It’s time for state to share sales tax

City mayors would like a little help from their friends, namely the legislators.
Mayors say its time to restore the historical sharing relationship between the state and municipalities by allowing municipalities to receive a share of all state sales tax collections flowing to the state jurisdiction on the purchase price of a single article.
It’s time to return millions in local-generated sales tax revenues to local governments to assist with the ever-increasing costs of providing essential services and promoting an environment that sustains the continued generation of state sales tax collections for the state’s general fund.
It’s time to provide relief to municipal taxpayers by returning millions in locally-generated sales tax collections to help to reduce pressures to increase the tax burden borne by local taxpayers in association with the generation of the state’s principal source of revenue.
At the Bruceton Board of Mayor and Aldermen on Tuesday night, Mayor Bob Keeton said Bruceton’s share would be about $28,000 annually as it stands now with their sales tax numbers.
“The town could sure use that money for a lot of things,” he said.
In 2002, the State of Tennessee enacted a number of measures designed to increase state revenues and intended to stave off an impending budget crisis and avoid fiscal calamity.
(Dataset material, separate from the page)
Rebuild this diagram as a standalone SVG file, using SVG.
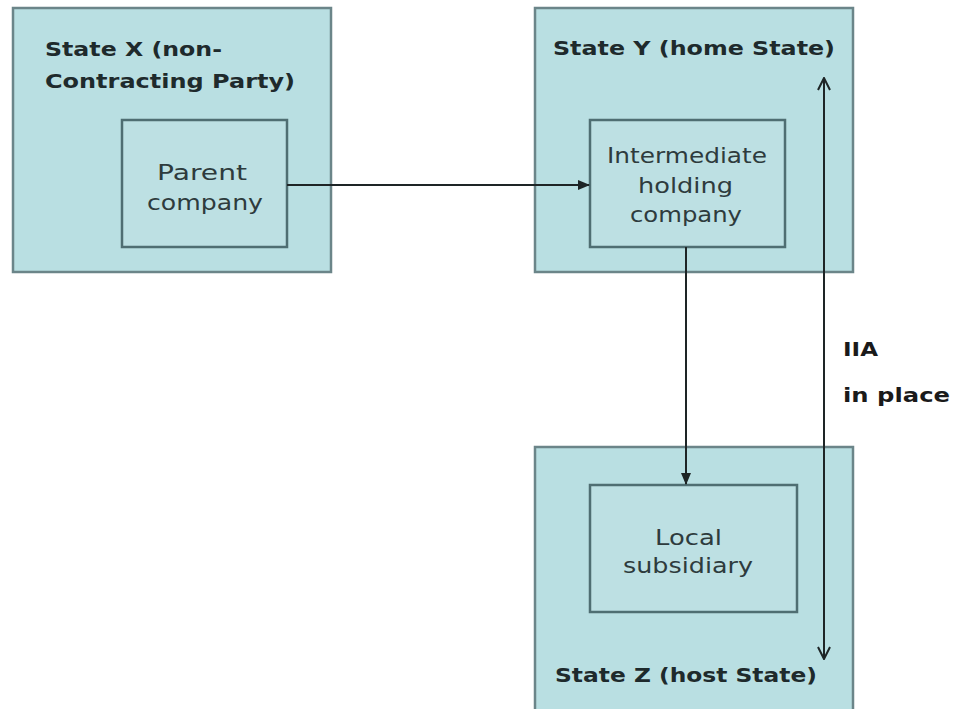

Two such measures altered the historic sharing relationship between the state and Tennessee’s municipalities.
The first measure involved altering the revenue sharing relationship with regard to an increase in the state sales tax rate from 6 percent to 7 percent. The second measure altered the historic revenue sharing relationship to allow the state to retain a portion of the sales tax revenues normally reserved for the local jurisdiction in which a sale occurs. The combined effect of these two measure has been to allow nearly $2 billion in sales tax revenues to accrue entirety to the benefit of the state’s general fund at the expense of municipalities and municipal taxpayers.
For 55 years, the state and its municipalities operated under a revenue sharing relationship first established in 1947, with the inception of a state sales tax. Under this relationship, commonly known as state-shared sales tax or SSST, the state returned 4.6 percent of the state’s total annual sales tax revenues designated for the general fund to the state’s municipalities.
The Tennessee Municipal League (TML) has legislation this year that would return these funds to the cities.
How about it State Senator John Stevens, Reps. Tandy Darby and Brock Martin who represent Carroll County and several more counties? Your vote for this legislation would be appreciated by all these towns who could sure use the money.
Senator John Stevens who spoke at the Carroll County Chamber of Commerce’s Capitol Talk on Feb. 10 said the state was in the best financial shape of all times.
So legislators, do a good turn for the towns in your districts and across the state and vote for TML’s legislation.